--- START WORKING DATA ---
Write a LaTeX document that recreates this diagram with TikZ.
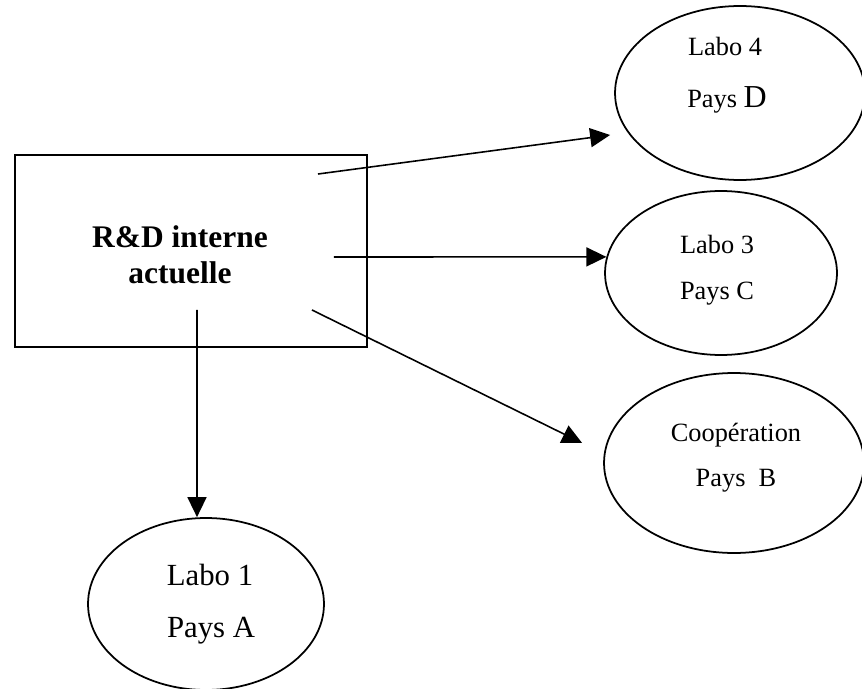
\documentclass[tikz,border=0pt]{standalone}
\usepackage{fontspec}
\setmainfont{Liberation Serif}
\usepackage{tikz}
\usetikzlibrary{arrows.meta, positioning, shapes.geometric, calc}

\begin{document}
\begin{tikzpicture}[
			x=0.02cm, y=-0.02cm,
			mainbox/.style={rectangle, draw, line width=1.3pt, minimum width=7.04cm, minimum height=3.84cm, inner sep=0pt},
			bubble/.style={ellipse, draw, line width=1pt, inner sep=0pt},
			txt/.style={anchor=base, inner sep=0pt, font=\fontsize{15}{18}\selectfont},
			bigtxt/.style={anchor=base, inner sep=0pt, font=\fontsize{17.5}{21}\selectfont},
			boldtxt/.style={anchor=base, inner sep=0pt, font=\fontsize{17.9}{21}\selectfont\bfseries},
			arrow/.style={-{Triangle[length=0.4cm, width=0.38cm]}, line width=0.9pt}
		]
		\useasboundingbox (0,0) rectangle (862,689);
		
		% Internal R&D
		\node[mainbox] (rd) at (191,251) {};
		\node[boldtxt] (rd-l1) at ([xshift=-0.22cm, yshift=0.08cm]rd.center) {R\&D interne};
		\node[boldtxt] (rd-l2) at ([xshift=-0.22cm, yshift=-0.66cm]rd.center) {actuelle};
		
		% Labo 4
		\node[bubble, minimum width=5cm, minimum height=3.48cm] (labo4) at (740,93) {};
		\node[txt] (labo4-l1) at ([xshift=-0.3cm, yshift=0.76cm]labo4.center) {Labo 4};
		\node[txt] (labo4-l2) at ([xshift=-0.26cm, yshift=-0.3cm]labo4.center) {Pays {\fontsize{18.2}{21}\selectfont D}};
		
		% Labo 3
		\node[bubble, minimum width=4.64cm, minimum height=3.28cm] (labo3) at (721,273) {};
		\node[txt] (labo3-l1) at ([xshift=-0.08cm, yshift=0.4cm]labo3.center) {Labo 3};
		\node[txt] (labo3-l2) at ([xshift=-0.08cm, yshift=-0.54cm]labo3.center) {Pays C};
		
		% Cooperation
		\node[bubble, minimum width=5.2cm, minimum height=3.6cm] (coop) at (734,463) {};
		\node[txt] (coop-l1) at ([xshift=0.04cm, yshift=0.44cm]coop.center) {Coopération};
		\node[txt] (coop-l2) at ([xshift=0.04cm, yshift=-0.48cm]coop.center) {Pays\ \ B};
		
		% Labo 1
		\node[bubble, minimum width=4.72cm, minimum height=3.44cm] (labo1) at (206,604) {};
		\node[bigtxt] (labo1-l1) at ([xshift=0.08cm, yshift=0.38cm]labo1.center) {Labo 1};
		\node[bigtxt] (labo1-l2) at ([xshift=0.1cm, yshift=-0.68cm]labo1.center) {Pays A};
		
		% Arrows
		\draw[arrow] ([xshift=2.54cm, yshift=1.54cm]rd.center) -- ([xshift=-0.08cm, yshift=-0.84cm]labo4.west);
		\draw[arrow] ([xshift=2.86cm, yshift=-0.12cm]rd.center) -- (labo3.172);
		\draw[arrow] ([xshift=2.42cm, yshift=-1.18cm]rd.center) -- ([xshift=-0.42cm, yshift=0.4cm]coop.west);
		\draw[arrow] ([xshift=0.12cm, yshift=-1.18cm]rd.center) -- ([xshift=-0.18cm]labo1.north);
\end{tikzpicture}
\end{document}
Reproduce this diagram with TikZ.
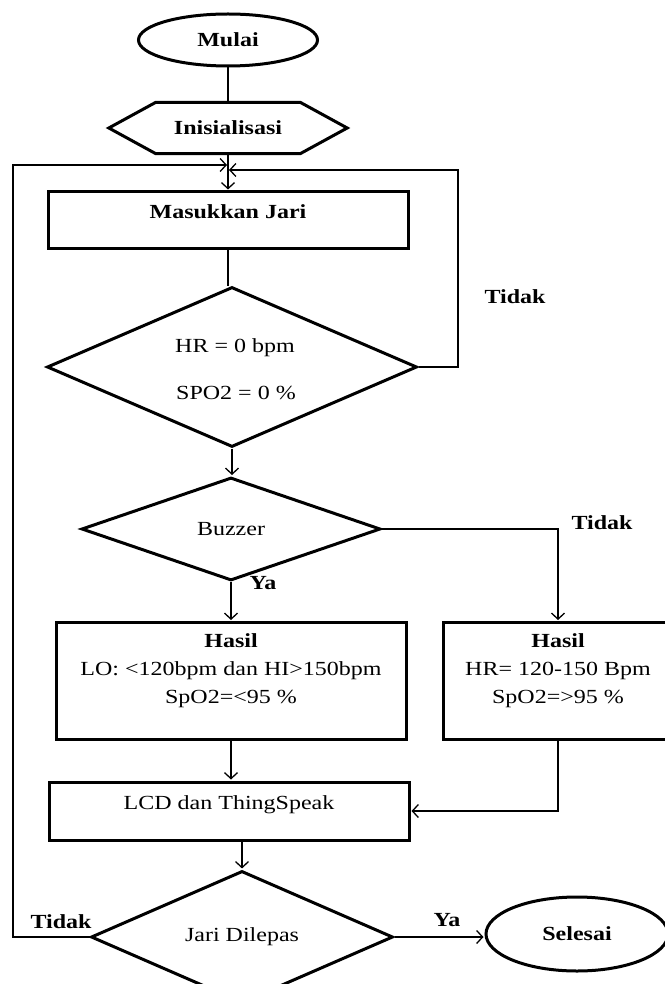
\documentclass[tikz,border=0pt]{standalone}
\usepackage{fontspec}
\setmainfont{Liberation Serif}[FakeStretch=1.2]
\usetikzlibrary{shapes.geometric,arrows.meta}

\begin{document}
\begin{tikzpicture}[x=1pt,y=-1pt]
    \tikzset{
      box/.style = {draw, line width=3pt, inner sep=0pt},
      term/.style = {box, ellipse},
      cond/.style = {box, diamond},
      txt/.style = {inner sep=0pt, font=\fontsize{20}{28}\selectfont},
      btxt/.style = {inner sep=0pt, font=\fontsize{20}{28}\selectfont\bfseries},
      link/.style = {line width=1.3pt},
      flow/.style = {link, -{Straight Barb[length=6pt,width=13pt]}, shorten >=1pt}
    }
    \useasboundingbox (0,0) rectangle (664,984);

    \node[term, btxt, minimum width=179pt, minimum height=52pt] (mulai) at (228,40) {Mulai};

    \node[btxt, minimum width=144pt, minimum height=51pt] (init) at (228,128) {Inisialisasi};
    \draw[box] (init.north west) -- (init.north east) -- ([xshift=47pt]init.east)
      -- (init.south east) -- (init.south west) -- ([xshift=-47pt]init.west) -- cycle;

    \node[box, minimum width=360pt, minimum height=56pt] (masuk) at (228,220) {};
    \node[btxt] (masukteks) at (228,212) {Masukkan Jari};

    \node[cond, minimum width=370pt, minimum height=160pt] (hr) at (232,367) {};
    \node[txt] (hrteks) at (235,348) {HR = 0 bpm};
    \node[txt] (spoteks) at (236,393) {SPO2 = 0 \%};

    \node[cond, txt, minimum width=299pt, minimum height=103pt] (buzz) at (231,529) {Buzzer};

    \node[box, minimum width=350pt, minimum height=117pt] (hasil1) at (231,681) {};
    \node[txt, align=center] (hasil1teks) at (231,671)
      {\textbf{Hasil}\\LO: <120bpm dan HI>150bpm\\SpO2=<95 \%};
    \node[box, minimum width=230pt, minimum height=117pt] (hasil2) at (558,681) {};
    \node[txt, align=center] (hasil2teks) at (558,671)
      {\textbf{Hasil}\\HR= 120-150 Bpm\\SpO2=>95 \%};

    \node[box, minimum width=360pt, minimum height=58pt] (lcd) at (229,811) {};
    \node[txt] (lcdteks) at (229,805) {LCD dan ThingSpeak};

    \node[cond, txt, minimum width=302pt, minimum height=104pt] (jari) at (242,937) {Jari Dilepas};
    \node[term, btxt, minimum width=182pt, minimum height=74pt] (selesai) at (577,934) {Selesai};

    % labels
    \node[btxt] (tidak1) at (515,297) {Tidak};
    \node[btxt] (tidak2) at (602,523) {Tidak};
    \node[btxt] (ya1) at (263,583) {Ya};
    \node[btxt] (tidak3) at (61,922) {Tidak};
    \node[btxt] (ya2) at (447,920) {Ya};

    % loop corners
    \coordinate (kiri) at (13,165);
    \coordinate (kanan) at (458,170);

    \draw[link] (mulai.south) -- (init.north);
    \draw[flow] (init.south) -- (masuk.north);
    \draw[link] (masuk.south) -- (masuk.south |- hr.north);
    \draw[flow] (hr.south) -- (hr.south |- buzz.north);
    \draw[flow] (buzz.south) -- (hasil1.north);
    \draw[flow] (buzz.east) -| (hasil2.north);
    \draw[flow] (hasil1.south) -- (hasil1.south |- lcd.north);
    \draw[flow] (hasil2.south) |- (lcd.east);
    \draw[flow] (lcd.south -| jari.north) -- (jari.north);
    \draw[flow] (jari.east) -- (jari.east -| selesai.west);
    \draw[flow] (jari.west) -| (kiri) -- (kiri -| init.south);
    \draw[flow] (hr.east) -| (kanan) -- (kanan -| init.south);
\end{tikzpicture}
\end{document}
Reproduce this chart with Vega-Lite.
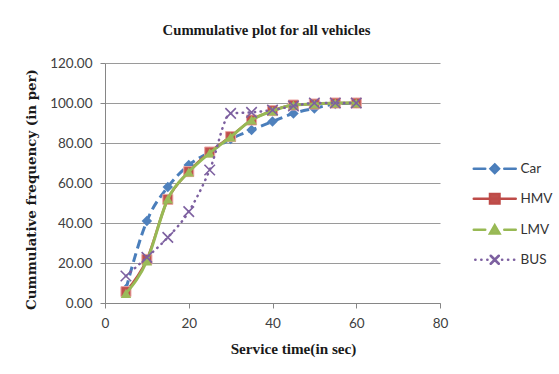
--- END WORKING DATA ---
Return the listing above word for word, with the pictures removed.

Write a LaTeX document that recreates this diagram with TikZ.
\documentclass[tikz,border=0pt]{standalone}
\usepackage{fontspec}
\setmainfont{Liberation Serif}
\usepackage{tikz}
\usetikzlibrary{arrows.meta, positioning, shapes.geometric, calc}

\begin{document}
\begin{tikzpicture}[
			x=0.02cm, y=-0.02cm,
			mainbox/.style={rectangle, draw, line width=1.3pt, minimum width=7.04cm, minimum height=3.84cm, inner sep=0pt},
			bubble/.style={ellipse, draw, line width=1pt, inner sep=0pt},
			txt/.style={anchor=base, inner sep=0pt, font=\fontsize{15}{18}\selectfont},
			bigtxt/.style={anchor=base, inner sep=0pt, font=\fontsize{17.5}{21}\selectfont},
			boldtxt/.style={anchor=base, inner sep=0pt, font=\fontsize{17.9}{21}\selectfont\bfseries},
			arrow/.style={-{Triangle[length=0.4cm, width=0.38cm]}, line width=0.9pt}
		]
		\useasboundingbox (0,0) rectangle (862,689);
		
		% Internal R&D
		\node[mainbox] (rd) at (191,251) {};
		\node[boldtxt] (rd-l1) at ([xshift=-0.22cm, yshift=0.08cm]rd.center) {R\&D interne};
		\node[boldtxt] (rd-l2) at ([xshift=-0.22cm, yshift=-0.66cm]rd.center) {actuelle};
		
		% Labo 4
		\node[bubble, minimum width=5cm, minimum height=3.48cm] (labo4) at (740,93) {};
		\node[txt] (labo4-l1) at ([xshift=-0.3cm, yshift=0.76cm]labo4.center) {Labo 4};
		\node[txt] (labo4-l2) at ([xshift=-0.26cm, yshift=-0.3cm]labo4.center) {Pays {\fontsize{18.2}{21}\selectfont D}};
		
		% Labo 3
		\node[bubble, minimum width=4.64cm, minimum height=3.28cm] (labo3) at (721,273) {};
		\node[txt] (labo3-l1) at ([xshift=-0.08cm, yshift=0.4cm]labo3.center) {Labo 3};
		\node[txt] (labo3-l2) at ([xshift=-0.08cm, yshift=-0.54cm]labo3.center) {Pays C};
		
		% Cooperation
		\node[bubble, minimum width=5.2cm, minimum height=3.6cm] (coop) at (734,463) {};
		\node[txt] (coop-l1) at ([xshift=0.04cm, yshift=0.44cm]coop.center) {Coopération};
		\node[txt] (coop-l2) at ([xshift=0.04cm, yshift=-0.48cm]coop.center) {Pays\ \ B};
		
		% Labo 1
		\node[bubble, minimum width=4.72cm, minimum height=3.44cm] (labo1) at (206,604) {};
		\node[bigtxt] (labo1-l1) at ([xshift=0.08cm, yshift=0.38cm]labo1.center) {Labo 1};
		\node[bigtxt] (labo1-l2) at ([xshift=0.1cm, yshift=-0.68cm]labo1.center) {Pays A};
		
		% Arrows
		\draw[arrow] ([xshift=2.54cm, yshift=1.54cm]rd.center) -- ([xshift=-0.08cm, yshift=-0.84cm]labo4.west);
		\draw[arrow] ([xshift=2.86cm, yshift=-0.12cm]rd.center) -- (labo3.172);
		\draw[arrow] ([xshift=2.42cm, yshift=-1.18cm]rd.center) -- ([xshift=-0.42cm, yshift=0.4cm]coop.west);
		\draw[arrow] ([xshift=0.12cm, yshift=-1.18cm]rd.center) -- ([xshift=-0.18cm]labo1.north);
\end{tikzpicture}
\end{document}
Reproduce this diagram with TikZ.
\documentclass[tikz,border=0pt]{standalone}
\usepackage{fontspec}
\setmainfont{Liberation Serif}[FakeStretch=1.2]
\usetikzlibrary{shapes.geometric,arrows.meta}

\begin{document}
\begin{tikzpicture}[x=1pt,y=-1pt]
    \tikzset{
      box/.style = {draw, line width=3pt, inner sep=0pt},
      term/.style = {box, ellipse},
      cond/.style = {box, diamond},
      txt/.style = {inner sep=0pt, font=\fontsize{20}{28}\selectfont},
      btxt/.style = {inner sep=0pt, font=\fontsize{20}{28}\selectfont\bfseries},
      link/.style = {line width=1.3pt},
      flow/.style = {link, -{Straight Barb[length=6pt,width=13pt]}, shorten >=1pt}
    }
    \useasboundingbox (0,0) rectangle (664,984);

    \node[term, btxt, minimum width=179pt, minimum height=52pt] (mulai) at (228,40) {Mulai};

    \node[btxt, minimum width=144pt, minimum height=51pt] (init) at (228,128) {Inisialisasi};
    \draw[box] (init.north west) -- (init.north east) -- ([xshift=47pt]init.east)
      -- (init.south east) -- (init.south west) -- ([xshift=-47pt]init.west) -- cycle;

    \node[box, minimum width=360pt, minimum height=56pt] (masuk) at (228,220) {};
    \node[btxt] (masukteks) at (228,212) {Masukkan Jari};

    \node[cond, minimum width=370pt, minimum height=160pt] (hr) at (232,367) {};
    \node[txt] (hrteks) at (235,348) {HR = 0 bpm};
    \node[txt] (spoteks) at (236,393) {SPO2 = 0 \%};

    \node[cond, txt, minimum width=299pt, minimum height=103pt] (buzz) at (231,529) {Buzzer};

    \node[box, minimum width=350pt, minimum height=117pt] (hasil1) at (231,681) {};
    \node[txt, align=center] (hasil1teks) at (231,671)
      {\textbf{Hasil}\\LO: <120bpm dan HI>150bpm\\SpO2=<95 \%};
    \node[box, minimum width=230pt, minimum height=117pt] (hasil2) at (558,681) {};
    \node[txt, align=center] (hasil2teks) at (558,671)
      {\textbf{Hasil}\\HR= 120-150 Bpm\\SpO2=>95 \%};

    \node[box, minimum width=360pt, minimum height=58pt] (lcd) at (229,811) {};
    \node[txt] (lcdteks) at (229,805) {LCD dan ThingSpeak};

    \node[cond, txt, minimum width=302pt, minimum height=104pt] (jari) at (242,937) {Jari Dilepas};
    \node[term, btxt, minimum width=182pt, minimum height=74pt] (selesai) at (577,934) {Selesai};

    % labels
    \node[btxt] (tidak1) at (515,297) {Tidak};
    \node[btxt] (tidak2) at (602,523) {Tidak};
    \node[btxt] (ya1) at (263,583) {Ya};
    \node[btxt] (tidak3) at (61,922) {Tidak};
    \node[btxt] (ya2) at (447,920) {Ya};

    % loop corners
    \coordinate (kiri) at (13,165);
    \coordinate (kanan) at (458,170);

    \draw[link] (mulai.south) -- (init.north);
    \draw[flow] (init.south) -- (masuk.north);
    \draw[link] (masuk.south) -- (masuk.south |- hr.north);
    \draw[flow] (hr.south) -- (hr.south |- buzz.north);
    \draw[flow] (buzz.south) -- (hasil1.north);
    \draw[flow] (buzz.east) -| (hasil2.north);
    \draw[flow] (hasil1.south) -- (hasil1.south |- lcd.north);
    \draw[flow] (hasil2.south) |- (lcd.east);
    \draw[flow] (lcd.south -| jari.north) -- (jari.north);
    \draw[flow] (jari.east) -- (jari.east -| selesai.west);
    \draw[flow] (jari.west) -| (kiri) -- (kiri -| init.south);
    \draw[flow] (hr.east) -| (kanan) -- (kanan -| init.south);
\end{tikzpicture}
\end{document}
Reproduce this chart with Vega-Lite.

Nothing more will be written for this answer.